Copy of What happened in New Zealand?
- Maria Delanox
- 4 days ago
- 4 min read
New Zealand had been on my list of must-visit places ever since I first saw a rugby team perform the haka. It sparked something in me—daydreams of that ritual, so raw and primal yet undeniably masculine. Honestly, it got me going every time I watched it; I must’ve replayed this video over a hundred times in my life.

Beyond that, the country’s otherworldly landscapes—its mountains, beaches, and that perfect blend of nature and modernity—called to me like a siren.
I’d planned to go in November, flying out from Sydney, but then Jes proposed, and I decided to stick around in Australia a bit longer.
By December, though, I was itching to leave—Sydney was starting to bore me—so I booked my flights. My now-husband, however, wasn’t having it. He put his foot down and said, “If you go, you’ll be signing divorce papers first.” That made me feel that he really needs me and the divorce wasn’t part of my plan, so I cancelled the trip to New Zealand, flights and all. That argue ends with holes in the wall of the hotel were I was staying

Then, in January ’25, my husband landed himself in a mess I wanted no part of. I grabbed the first flight out of Australia—to Bangkok. I’d always fancied visiting Thailand, but Bangkok didn’t do it for me. It reminded me too much of Mexico City, just with even more overcrowding, pollution, and chaos—not my cup of tea. I got out as quick as I could, but the most convenient flight to New Zealand was from the US. So, I swung by to see my clients in San Francisco and San Jose, and finally, the day of my flight to New Zealand arrived.
Travelling is my life. I’ve set foot in over 30 countries, had adventures I never dreamed possible, and encountered cultures that shifted how I see the world. But I never imagined my fame would be the reason I’d be barred from entering a country.
The flight went smoothly. Landing in Auckland, I strolled to immigration control with the confidence of someone who’s done this a thousand times. But something felt off this time. The officer took my passport, scanned it, and instead of the usual entry stamp, he furrowed his brow and stared at his screen a bit too long.
“Wait here a moment,” he said, his politeness sounding forced.
I watched him signal another officer, who approached, took my passport, and asked me to follow him. Up to that point, I figured it was just a random check—maybe an extra bit of scrutiny, nothing major. But when they ushered me into a separate room, I knew something was up.
Minutes ticked by, then an hour. Eventually, another official walked in, tablet in hand, and gave me a stern look before speaking.
“Miss, we’ve identified your social media profile, and we have reason to believe your stay in New Zealand doesn’t align with the terms of a tourist visa.”
I blinked, baffled.
“Sorry, what do you mean?”
“Based on your social media history, you earn income from your travels. That’s considered work, and we know you’re involved in the sex industry. A tourist visa isn’t appropriate for entering New Zealand under those circumstances.”
That’s when it clicked. They’d dug into me before I’d even officially set foot on Kiwi soil. My Instagram, my X account, maybe even my LoverFans—everything was out there for anyone with a Google search. And though my plan was genuinely to explore the country (and, alright, the New Zealanders too), and just do some proper sightseeing, to them, I was only there to work.
I tried to explain. I told them I had no business meetings lined up, no plans to make money directly in New Zealand, that I just wanted to enjoy it and share my experience like I’d done everywhere else. But they wouldn’t budge.
“Sorry,” the officer said, his tone final, “but your entry to New Zealand has been denied.”
They kept me there for over 35 hours, stuck in this room…

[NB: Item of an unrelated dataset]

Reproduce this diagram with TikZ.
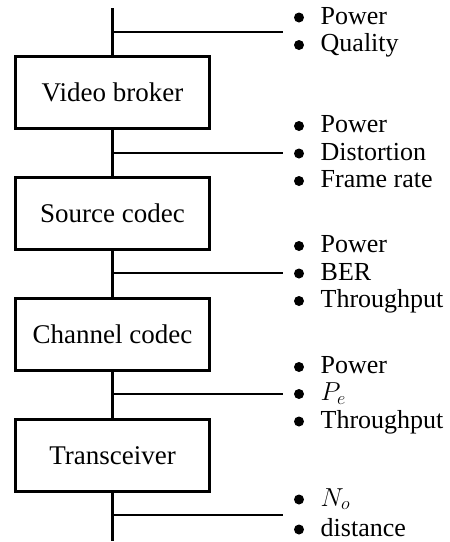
\RequirePackage{fix-cm}
\documentclass[tikz,border=0pt]{standalone}
\usepackage{fontspec}
\setmainfont{Liberation Serif}
\begin{document}
\begin{tikzpicture}[x=1pt,y=-1pt,
  blk/.style={draw, line width=2.6pt, minimum width=194pt, minimum height=72pt, inner sep=0pt, font=\fontsize{27}{31}\selectfont},
  spine/.style={line width=3pt},
  branch/.style={line width=2pt},
  dot/.style={circle, fill, inner sep=0pt, minimum size=10pt},
  item/.style={anchor=base west, inner sep=0pt, font=\fontsize{26}{30}\selectfont}]
\useasboundingbox (0,0) rectangle (450,542);

% blocks
\node[blk] (b1) at (112.5,92.5) {Video broker};
\node[blk] (b2) at (112.5,213.5) {Source codec};
\node[blk] (b3) at (112.5,334.5) {Channel codec};
\node[blk] (b4) at (112.5,455.7) {Transceiver};

% spine
\coordinate (top) at (112.5,8);
\coordinate (bot) at (112.5,541);
\draw[spine] (top) -- (b1.north);
\draw[spine] (b1.south) -- (b2.north);
\draw[spine] (b2.south) -- (b3.north);
\draw[spine] (b3.south) -- (b4.north);
\draw[spine] (b4.south) -- (bot);

% branch points
\coordinate (j1) at (112.5,32);   \coordinate (e1) at (283,32);
\coordinate (j2) at (112.5,153);  \coordinate (e2) at (283,153);
\coordinate (j3) at (112.5,273);  \coordinate (e3) at (283,273);
\coordinate (j4) at (112.5,394);  \coordinate (e4) at (283,394);
\coordinate (j5) at (112.5,515);  \coordinate (e5) at (283,515);
\draw[line width=2.6pt] (j1) -- (e1);
\draw[branch] (j2) -- (e2);
\draw[branch] (j3) -- (e3);
\draw[branch] (j4) -- (e4);
\draw[branch] (j5) -- (e5);

% group 1
\node[dot] (d11) at (299,17.5) {}; \node[item] (t11) at (320.5,24) {Power};
\node[dot] (d12) at (299,45) {};   \node[item] (t12) at (320.5,51.5) {Quality};
% group 2
\node[dot] (d21) at (299,126) {};   \node[item] (t21) at (320.5,132.5) {Power};
\node[dot] (d22) at (299,153.5) {}; \node[item] (t22) at (320.5,160) {Distortion};
\node[dot] (d23) at (299,181) {};   \node[item] (t23) at (320.5,187.5) {Frame rate};
% group 3
\node[dot] (d31) at (299,246) {};   \node[item] (t31) at (320.5,252.5) {Power};
\node[dot] (d32) at (299,273.5) {}; \node[item] (t32) at (320.5,280) {BER};
\node[dot] (d33) at (299,301) {};   \node[item] (t33) at (320.5,307.5) {Throughput};
% group 4
\node[dot] (d41) at (299,367) {};   \node[item] (t41) at (320.5,373.5) {Power};
\node[dot] (d42) at (299,394) {};   \node[item] (t42) at (320.5,400.5) {$P_e$};
\node[dot] (d43) at (299,421.5) {}; \node[item] (t43) at (320.5,428) {Throughput};
% group 5
\node[dot] (d51) at (299,499.5) {}; \node[item] (t51) at (320.5,506) {$N_o$};
\node[dot] (d52) at (299,529.5) {}; \node[item] (t52) at (320.5,536) {distance};
\end{tikzpicture}
\end{document}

the room was the best room for being in a kind of arrested. I had ilimited water and a private bathroom and I can take a shower, they gave me clean towels and sheets, and 2 pillows. They were polite all the time, except for a old woman trying to bother me. But she calmed down after I asked her, ‘Does it turn you on to shout at me and wind me up?’
They put up these notices in th wall in every language stating that we are not detained, yet I wasn’t allowed to leave the room without being escorted. Funy.
And I wasn’t allowed to book my next flight either. They put me on the same flight I arrived on. At least I didn’t have to pay for it, but I absolutely hate flying economy.
The inmigration officers escorted me back onto a plane bound for Australia. As we took off, I gazed out the window at the land I’d dreamed of exploring, now slipping out of reach—at least for the time being.
I learned a hard lesson that day: social media fame can open doors, but it can slam them shut too. In this hyper-connected world, you know you’ve gone too far when they stop you at the border.
The moral of the story? God clearly doesn’t want me in New Zealand.